By far, the most complicated sailing dinghy we tried out was the Portland Pudgy, and according to the builder, that’s by design. The rugged little 7-foot-8-inch roto-molded rowboat is also meant to do duty as a sailboat, motorboat and even a lifeboat if you choose to purchase the optional exposure hood, sea anchor and other survival gear.
In rowboat mode, the Pudgy is fairly straightforward. Its center seat can be folded fore and aft to create two rowing stations; pick one, and you’re off.
The Pudgy’s sailing rig — a two-piece aluminum mast, the boom and the mainsail — is stored in a compartment that is accessed through a port in the stern. Rather than a halyard, the sail has a sleeve that fits over the mast, and it’s loose-footed on the boom. Plastic leeboards fit into channels on either side of the hull.

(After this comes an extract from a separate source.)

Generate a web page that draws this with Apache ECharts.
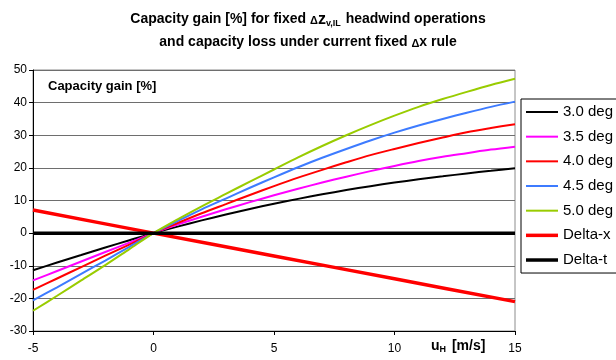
<!DOCTYPE html>
<html>
<head>
<meta charset="utf-8">
<script src="https://cdn.jsdelivr.net/npm/echarts@6/dist/echarts.min.js"></script>
<style>
  html, body { margin: 0; padding: 0; background: #fff; }
  #chart { width: 616px; height: 360px; }
</style>
</head>
<body>
<div id="chart"></div>
<script>
// Headwind speed u_H [m/s]
const windSpeeds = [-5, -4, -3, -2, -1, 0, 1, 2, 3, 4, 5, 6, 7, 8, 9, 10, 11, 12, 13, 14, 15];

// Capacity gain [%] per glide slope angle
const gain30 = [-11.4, -9.0, -6.7, -4.4, -2.2, 0, 2.0, 3.9, 5.7, 7.4, 9.0, 10.5, 11.9, 13.2, 14.4, 15.5, 16.5, 17.4, 18.3, 19.1, 19.9];
const gain35 = [-14.5, -11.6, -8.7, -5.8, -2.9, 0, 2.6, 5.0, 7.3, 9.5, 11.6, 13.6, 15.5, 17.3, 19.0, 20.6, 22.1, 23.4, 24.5, 25.6, 26.5];
const gain40 = [-17.4, -13.9, -10.4, -6.9, -3.5, 0, 3.1, 6.1, 8.9, 11.7, 14.4, 17.0, 19.4, 21.7, 23.9, 25.8, 27.6, 29.3, 30.9, 32.2, 33.4];
const gain45 = [-20.6, -16.6, -12.5, -8.4, -4.2, 0, 3.7, 7.3, 10.6, 13.9, 17.1, 20.2, 23.1, 25.8, 28.4, 30.8, 33.0, 35.0, 36.9, 38.7, 40.3];
const gain50 = [-23.8, -19.2, -14.5, -9.8, -4.9, 0, 4.2, 8.2, 12.0, 15.8, 19.5, 23.2, 26.7, 30.0, 33.1, 36.0, 38.7, 41.1, 43.3, 45.4, 47.3];

// Capacity loss under the fixed distance rule, and the fixed time reference
const deltaXSpeeds = [-5, 0, 5, 10, 15];
const deltaX = [7.1, 0, -7.0, -14.0, -21.0];
const deltaTSpeeds = [-5, 15];
const deltaT = [0, 0];

const seriesNames = ['3.0 deg', '3.5 deg', '4.0 deg', '4.5 deg', '5.0 deg', 'Delta-x', 'Delta-t'];

const xTicks = { min: -5, max: 15, step: 5 };
const yTicks = { min: -30, max: 50, step: 10 };

function pairs(xs, ys) {
  return xs.map((x, i) => [x, ys[i]]);
}

function lineSeries(name, xs, ys, color, width) {
  return {
    name: name,
    type: 'line',
    data: pairs(xs, ys),
    symbol: 'none',
    smooth: 0.3,
    lineStyle: { color: color, width: width },
    itemStyle: { color: color },
    animation: false
  };
}

// Legend key: a plain horizontal bar, thin for the angle curves, thick for the rules
const thinKey = 'path://M0,0 L32,0 L32,2 L0,2 Z';
const thickKey = 'path://M0,0 L32,0 L32,3.5 L0,3.5 Z';

const chart = echarts.init(document.getElementById('chart'), null, { renderer: 'canvas' });

const font = 'Arial, "Liberation Sans", sans-serif';

chart.setOption({
  backgroundColor: '#ffffff',
  animation: false,
  title: {
    left: 'center',
    top: 3,
    textStyle: {
      fontFamily: font,
      fontSize: 14,
      fontWeight: 'bold',
      lineHeight: 23,
      color: '#000',
      rich: {
        b: { fontFamily: font, fontSize: 14, fontWeight: 'bold', color: '#000', lineHeight: 23 },
        d: { fontFamily: font, fontSize: 11, fontWeight: 'bold', color: '#000', lineHeight: 23, padding: [3, 0, 0, 0] },
        z: { fontFamily: font, fontSize: 16, fontWeight: 'bold', color: '#000', lineHeight: 23 },
        sub: { fontFamily: font, fontSize: 9, fontWeight: 'bold', color: '#000', lineHeight: 23, padding: [9, 1, 0, 0] }
      }
    },
    text: '{b|Capacity gain [%] for fixed }{d|Δ}{z|z}{sub|v,IL}{b| headwind operations}\n{b|and capacity loss under current fixed }{d|Δ}{b|x rule}'
  },
  grid: {
    left: 33,
    right: 101,
    top: 70,
    bottom: 29,
    show: true,
    borderColor: '#8c8c8c',
    borderWidth: 1,
    backgroundColor: 'transparent'
  },
  legend: {
    orient: 'vertical',
    left: 521,
    top: 99,
    padding: [5, 40, 5, 5],
    itemWidth: 32,
    itemHeight: 16,
    itemGap: 8.67,
    symbolKeepAspect: true,
    borderColor: '#000',
    borderWidth: 1,
    backgroundColor: '#fff',
    textStyle: { fontFamily: font, fontSize: 15, lineHeight: 16, color: '#000' },
    data: seriesNames.map((name, i) => ({ name: name, icon: i < 5 ? thinKey : thickKey }))
  },
  xAxis: {
    type: 'value',
    min: xTicks.min,
    max: xTicks.max,
    interval: xTicks.step,
    axisLine: { show: true, onZero: false, lineStyle: { color: '#000', width: 1 } },
    axisTick: { show: true, length: 4, lineStyle: { color: '#000' } },
    axisLabel: { margin: 12, fontFamily: font, fontSize: 12, color: '#000' },
    splitLine: { show: false }
  },
  yAxis: {
    type: 'value',
    min: yTicks.min,
    max: yTicks.max,
    interval: yTicks.step,
    axisLine: { show: true, onZero: false, lineStyle: { color: '#000', width: 1 } },
    axisTick: { show: true, length: 4, lineStyle: { color: '#000' } },
    axisLabel: { margin: 6, fontFamily: font, fontSize: 12, color: '#000' },
    splitLine: { show: true, lineStyle: { color: '#6e6e6e', width: 1 } }
  },
  graphic: [
    {
      type: 'text',
      left: 48,
      top: 80,
      style: { text: 'Capacity gain [%]', font: 'bold 13px ' + font, fill: '#000' }
    },
    {
      type: 'text',
      left: 431,
      top: 339,
      style: {
        text: '{u|u}{h|H}{u| [m/s]}',
        rich: {
          u: { font: 'bold 14px ' + font, fill: '#000' },
          h: { font: 'bold 9px ' + font, fill: '#000', padding: [7, 2, 0, 0] }
        }
      }
    }
  ],
  series: [
    lineSeries('3.0 deg', windSpeeds, gain30, '#000000', 2),
    lineSeries('3.5 deg', windSpeeds, gain35, '#ff00ff', 2),
    lineSeries('4.0 deg', windSpeeds, gain40, '#ff0000', 2),
    lineSeries('4.5 deg', windSpeeds, gain45, '#3d7bff', 2),
    lineSeries('5.0 deg', windSpeeds, gain50, '#99cc00', 2),
    lineSeries('Delta-x', deltaXSpeeds, deltaX, '#ff0000', 3.5),
    lineSeries('Delta-t', deltaTSpeeds, deltaT, '#000000', 3.5)
  ]
});
</script>
</body>
</html>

At 128 pounds, the tender would be heavy to lift and store on deck, though it would be possible on a long crossing. Instead, the Pudgy is well-set-up for towing, with eyes to either side of the bow and a drain plug that can be left out under way.
Under sail, I found the boat to be comfortable and easy to handle, but I’d say that reaching and running downwind are its strong points.
The boats are made in Maine, and the Portland Pudgy website includes detailed documentation about the tender and accessories.